[RECORDS FOR THE TASK]:
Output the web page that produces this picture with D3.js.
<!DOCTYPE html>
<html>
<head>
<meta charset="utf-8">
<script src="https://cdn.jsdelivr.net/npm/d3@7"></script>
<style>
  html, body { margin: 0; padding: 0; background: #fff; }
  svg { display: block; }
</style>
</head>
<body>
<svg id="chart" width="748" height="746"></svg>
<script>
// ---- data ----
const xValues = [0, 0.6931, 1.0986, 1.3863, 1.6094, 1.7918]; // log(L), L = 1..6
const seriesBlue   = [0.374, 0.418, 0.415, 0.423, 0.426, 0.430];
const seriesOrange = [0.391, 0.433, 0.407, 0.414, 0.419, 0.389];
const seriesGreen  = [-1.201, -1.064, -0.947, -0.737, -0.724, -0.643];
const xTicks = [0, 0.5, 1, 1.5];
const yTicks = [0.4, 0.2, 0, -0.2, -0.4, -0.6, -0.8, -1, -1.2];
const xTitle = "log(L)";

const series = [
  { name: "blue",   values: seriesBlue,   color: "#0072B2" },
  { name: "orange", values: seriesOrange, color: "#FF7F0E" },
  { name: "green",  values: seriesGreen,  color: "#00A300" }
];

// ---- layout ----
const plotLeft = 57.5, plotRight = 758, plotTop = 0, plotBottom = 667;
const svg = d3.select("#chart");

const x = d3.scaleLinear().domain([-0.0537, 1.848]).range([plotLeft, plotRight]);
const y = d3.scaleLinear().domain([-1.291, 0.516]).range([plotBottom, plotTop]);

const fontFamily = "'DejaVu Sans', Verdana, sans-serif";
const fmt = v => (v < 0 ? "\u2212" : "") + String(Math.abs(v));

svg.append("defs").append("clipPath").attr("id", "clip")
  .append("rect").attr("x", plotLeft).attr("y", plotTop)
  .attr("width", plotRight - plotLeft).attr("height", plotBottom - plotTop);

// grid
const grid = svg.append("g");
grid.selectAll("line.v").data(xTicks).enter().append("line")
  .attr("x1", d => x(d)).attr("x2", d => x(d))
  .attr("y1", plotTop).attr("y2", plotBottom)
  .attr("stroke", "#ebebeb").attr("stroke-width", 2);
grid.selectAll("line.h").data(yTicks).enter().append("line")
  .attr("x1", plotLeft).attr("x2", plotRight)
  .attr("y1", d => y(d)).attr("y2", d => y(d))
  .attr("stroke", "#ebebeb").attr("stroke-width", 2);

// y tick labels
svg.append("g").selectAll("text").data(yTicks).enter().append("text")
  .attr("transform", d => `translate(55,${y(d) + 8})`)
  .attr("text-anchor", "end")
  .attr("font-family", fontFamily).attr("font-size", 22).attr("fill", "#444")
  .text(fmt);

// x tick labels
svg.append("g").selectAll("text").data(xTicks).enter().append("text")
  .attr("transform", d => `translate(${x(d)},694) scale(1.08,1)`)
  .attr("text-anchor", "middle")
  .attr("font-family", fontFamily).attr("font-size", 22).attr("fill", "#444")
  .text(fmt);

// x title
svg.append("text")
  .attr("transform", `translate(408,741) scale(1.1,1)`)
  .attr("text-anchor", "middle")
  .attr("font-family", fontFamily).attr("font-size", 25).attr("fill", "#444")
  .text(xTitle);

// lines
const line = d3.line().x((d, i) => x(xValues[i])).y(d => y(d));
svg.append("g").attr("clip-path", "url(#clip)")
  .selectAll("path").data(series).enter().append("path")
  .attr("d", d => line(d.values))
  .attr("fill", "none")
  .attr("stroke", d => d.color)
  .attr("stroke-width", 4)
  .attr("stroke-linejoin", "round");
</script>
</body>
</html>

...

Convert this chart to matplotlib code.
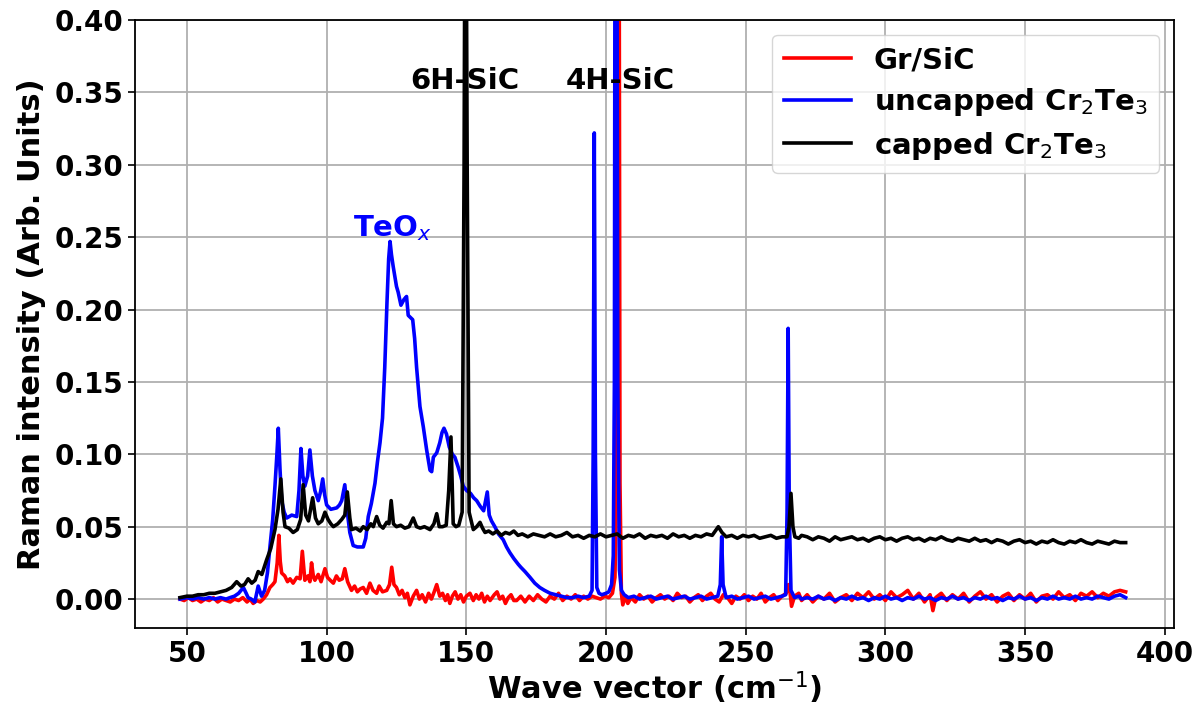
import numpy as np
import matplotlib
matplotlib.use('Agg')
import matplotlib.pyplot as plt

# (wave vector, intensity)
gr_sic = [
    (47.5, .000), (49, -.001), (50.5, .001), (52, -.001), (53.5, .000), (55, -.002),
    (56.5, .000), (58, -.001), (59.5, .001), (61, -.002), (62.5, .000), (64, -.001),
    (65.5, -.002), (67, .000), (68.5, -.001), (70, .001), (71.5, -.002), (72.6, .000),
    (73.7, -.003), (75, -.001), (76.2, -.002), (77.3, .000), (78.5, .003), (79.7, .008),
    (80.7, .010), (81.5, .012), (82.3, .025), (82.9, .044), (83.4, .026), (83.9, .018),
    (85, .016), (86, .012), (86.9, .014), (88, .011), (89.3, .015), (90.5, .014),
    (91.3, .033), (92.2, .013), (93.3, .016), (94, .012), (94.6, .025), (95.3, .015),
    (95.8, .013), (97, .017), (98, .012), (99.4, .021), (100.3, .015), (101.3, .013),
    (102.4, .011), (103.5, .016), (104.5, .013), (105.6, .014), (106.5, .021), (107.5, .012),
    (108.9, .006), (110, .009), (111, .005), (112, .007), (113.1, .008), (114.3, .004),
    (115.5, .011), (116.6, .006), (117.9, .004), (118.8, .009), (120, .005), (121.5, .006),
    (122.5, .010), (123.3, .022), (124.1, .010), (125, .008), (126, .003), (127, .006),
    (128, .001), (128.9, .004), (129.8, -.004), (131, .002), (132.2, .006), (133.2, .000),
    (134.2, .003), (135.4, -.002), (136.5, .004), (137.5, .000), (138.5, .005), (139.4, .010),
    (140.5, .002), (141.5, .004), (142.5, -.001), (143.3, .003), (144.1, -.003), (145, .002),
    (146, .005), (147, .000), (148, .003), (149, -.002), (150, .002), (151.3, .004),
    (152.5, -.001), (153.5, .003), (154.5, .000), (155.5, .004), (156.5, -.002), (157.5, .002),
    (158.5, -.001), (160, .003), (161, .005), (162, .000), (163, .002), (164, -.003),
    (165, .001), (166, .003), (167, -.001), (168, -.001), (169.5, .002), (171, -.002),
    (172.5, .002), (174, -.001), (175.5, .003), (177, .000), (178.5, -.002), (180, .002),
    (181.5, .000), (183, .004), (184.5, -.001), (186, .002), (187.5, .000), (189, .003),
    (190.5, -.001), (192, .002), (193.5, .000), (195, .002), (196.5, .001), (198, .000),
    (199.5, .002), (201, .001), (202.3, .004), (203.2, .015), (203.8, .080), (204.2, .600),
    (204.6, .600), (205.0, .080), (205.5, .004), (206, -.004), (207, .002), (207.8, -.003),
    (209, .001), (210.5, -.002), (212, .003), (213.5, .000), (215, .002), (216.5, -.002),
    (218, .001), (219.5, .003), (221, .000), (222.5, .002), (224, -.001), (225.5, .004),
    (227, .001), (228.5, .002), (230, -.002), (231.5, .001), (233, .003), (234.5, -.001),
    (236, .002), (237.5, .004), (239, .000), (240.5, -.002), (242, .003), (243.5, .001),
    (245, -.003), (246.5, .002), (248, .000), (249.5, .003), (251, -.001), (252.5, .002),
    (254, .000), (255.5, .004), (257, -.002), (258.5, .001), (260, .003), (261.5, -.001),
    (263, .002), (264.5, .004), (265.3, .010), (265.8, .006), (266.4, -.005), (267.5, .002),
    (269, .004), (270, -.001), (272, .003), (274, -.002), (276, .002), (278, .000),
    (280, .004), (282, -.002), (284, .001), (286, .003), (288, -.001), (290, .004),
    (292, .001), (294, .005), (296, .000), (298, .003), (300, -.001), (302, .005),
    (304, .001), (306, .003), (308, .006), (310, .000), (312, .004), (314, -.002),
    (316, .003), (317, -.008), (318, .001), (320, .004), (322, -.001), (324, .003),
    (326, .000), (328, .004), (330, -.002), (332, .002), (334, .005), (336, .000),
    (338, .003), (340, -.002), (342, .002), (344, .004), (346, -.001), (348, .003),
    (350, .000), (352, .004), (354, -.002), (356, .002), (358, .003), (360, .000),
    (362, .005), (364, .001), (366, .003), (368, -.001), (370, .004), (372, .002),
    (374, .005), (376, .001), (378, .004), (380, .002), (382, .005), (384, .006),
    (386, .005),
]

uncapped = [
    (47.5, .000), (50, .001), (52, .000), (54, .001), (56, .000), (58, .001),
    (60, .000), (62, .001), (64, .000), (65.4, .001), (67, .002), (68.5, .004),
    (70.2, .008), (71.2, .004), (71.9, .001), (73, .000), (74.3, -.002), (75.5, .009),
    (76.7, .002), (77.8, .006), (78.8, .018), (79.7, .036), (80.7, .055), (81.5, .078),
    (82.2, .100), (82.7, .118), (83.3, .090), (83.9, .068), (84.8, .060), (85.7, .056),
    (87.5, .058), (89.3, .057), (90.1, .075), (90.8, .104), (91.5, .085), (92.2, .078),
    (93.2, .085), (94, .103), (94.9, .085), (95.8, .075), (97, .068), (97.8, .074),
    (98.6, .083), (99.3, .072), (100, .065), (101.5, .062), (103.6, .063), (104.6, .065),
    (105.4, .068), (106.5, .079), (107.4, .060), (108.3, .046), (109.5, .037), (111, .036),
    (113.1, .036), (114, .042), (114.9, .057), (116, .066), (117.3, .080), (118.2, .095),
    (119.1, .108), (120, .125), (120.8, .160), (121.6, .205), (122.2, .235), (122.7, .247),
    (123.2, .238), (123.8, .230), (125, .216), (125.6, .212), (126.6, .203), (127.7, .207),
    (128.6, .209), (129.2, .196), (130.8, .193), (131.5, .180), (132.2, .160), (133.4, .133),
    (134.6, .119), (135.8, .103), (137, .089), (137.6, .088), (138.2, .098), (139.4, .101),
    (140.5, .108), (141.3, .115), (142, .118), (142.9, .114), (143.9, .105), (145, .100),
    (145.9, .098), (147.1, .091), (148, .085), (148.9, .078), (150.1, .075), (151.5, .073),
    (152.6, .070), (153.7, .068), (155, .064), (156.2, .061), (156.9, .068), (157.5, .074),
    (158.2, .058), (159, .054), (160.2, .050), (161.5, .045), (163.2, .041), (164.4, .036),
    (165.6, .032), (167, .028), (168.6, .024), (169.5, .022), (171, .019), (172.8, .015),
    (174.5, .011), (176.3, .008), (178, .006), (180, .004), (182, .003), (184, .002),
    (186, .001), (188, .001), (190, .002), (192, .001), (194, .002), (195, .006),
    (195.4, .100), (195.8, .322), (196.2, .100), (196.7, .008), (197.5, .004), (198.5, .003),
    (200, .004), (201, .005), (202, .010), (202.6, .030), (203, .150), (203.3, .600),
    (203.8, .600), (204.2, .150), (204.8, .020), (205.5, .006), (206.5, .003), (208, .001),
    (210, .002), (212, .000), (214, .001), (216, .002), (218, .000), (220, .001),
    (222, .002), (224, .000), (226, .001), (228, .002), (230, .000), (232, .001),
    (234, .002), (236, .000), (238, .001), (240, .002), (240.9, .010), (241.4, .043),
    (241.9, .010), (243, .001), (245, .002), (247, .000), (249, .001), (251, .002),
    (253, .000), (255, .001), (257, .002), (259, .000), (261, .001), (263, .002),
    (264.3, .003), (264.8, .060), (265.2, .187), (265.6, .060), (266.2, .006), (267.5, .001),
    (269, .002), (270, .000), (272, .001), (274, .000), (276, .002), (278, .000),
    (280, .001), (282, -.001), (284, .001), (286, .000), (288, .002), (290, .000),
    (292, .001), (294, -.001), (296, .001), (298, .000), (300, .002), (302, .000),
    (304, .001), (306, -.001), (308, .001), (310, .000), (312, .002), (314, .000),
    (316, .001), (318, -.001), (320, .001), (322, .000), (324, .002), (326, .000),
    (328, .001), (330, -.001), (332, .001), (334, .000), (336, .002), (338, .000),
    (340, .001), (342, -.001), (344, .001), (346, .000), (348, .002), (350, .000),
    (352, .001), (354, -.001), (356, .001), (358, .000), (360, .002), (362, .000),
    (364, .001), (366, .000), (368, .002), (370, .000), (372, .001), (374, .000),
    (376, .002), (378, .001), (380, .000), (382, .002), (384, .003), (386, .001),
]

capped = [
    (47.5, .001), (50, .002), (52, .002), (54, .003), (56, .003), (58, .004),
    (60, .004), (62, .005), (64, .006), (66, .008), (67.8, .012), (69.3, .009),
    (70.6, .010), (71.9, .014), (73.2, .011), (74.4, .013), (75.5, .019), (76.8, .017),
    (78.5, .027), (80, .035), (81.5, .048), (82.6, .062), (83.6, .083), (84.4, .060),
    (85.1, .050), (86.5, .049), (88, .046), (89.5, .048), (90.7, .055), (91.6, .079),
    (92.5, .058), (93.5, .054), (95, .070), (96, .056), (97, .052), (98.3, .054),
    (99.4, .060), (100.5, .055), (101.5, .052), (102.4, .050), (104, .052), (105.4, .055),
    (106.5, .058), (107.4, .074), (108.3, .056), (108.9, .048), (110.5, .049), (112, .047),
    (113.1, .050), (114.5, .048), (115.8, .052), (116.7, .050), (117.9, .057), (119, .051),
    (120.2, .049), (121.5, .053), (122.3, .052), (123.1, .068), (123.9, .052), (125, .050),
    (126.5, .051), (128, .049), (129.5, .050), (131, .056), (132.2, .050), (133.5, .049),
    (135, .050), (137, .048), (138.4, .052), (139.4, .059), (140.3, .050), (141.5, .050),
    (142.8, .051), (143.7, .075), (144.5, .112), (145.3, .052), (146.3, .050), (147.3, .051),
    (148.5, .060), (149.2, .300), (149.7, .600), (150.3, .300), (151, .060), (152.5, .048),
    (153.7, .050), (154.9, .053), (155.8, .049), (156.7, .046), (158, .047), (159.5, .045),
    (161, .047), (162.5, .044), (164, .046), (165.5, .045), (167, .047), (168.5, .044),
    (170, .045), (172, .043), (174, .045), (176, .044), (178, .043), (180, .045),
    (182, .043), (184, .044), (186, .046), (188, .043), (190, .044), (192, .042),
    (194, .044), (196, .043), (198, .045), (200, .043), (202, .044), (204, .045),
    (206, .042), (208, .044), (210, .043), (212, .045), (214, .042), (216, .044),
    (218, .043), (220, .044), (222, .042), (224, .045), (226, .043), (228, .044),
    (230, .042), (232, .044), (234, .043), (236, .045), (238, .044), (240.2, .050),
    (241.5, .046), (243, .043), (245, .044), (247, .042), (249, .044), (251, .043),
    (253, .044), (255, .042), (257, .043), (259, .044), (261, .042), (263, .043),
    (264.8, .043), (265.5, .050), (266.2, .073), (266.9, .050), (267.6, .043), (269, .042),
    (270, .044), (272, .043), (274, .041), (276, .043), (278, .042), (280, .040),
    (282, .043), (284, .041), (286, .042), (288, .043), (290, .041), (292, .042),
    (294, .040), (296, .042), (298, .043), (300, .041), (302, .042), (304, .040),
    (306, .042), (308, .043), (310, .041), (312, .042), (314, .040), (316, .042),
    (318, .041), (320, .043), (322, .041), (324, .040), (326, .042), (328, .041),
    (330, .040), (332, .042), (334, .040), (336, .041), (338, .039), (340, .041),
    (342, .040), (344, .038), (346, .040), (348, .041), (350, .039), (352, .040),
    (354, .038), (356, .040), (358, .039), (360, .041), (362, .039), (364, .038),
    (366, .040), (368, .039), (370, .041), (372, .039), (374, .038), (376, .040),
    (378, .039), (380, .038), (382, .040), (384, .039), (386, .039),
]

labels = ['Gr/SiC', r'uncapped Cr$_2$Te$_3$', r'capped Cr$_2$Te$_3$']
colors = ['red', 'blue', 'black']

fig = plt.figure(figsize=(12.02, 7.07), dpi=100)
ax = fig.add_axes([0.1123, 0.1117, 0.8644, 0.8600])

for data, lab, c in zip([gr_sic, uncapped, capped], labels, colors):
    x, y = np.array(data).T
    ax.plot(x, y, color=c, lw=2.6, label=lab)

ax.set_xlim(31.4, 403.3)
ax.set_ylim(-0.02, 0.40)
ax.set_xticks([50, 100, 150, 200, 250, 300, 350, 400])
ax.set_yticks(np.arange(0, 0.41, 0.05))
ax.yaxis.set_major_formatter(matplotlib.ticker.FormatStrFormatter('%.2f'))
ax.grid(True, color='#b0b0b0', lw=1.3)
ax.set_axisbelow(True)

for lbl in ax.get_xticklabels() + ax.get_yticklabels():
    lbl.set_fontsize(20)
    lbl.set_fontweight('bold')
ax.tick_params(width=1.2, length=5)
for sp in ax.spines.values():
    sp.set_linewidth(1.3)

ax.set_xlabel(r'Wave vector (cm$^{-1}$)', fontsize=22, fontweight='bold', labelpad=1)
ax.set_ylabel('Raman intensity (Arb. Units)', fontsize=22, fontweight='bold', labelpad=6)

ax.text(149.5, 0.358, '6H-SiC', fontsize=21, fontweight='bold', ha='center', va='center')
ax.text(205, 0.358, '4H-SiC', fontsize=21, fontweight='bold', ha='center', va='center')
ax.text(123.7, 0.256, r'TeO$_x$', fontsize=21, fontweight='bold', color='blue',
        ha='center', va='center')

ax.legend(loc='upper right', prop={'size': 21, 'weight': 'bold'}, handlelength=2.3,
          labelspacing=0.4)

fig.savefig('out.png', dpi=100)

[EXERCISE DETAILS]: Make an exact copy of the lines from the one containing "Convert this chart to matplotlib code." to the one containing "import matplotlib.pyplot as plt", keeping both and leaving out every picture.

[THE RESULT]:
Convert this chart to matplotlib code.
import numpy as np
import matplotlib
matplotlib.use('Agg')
import matplotlib.pyplot as plt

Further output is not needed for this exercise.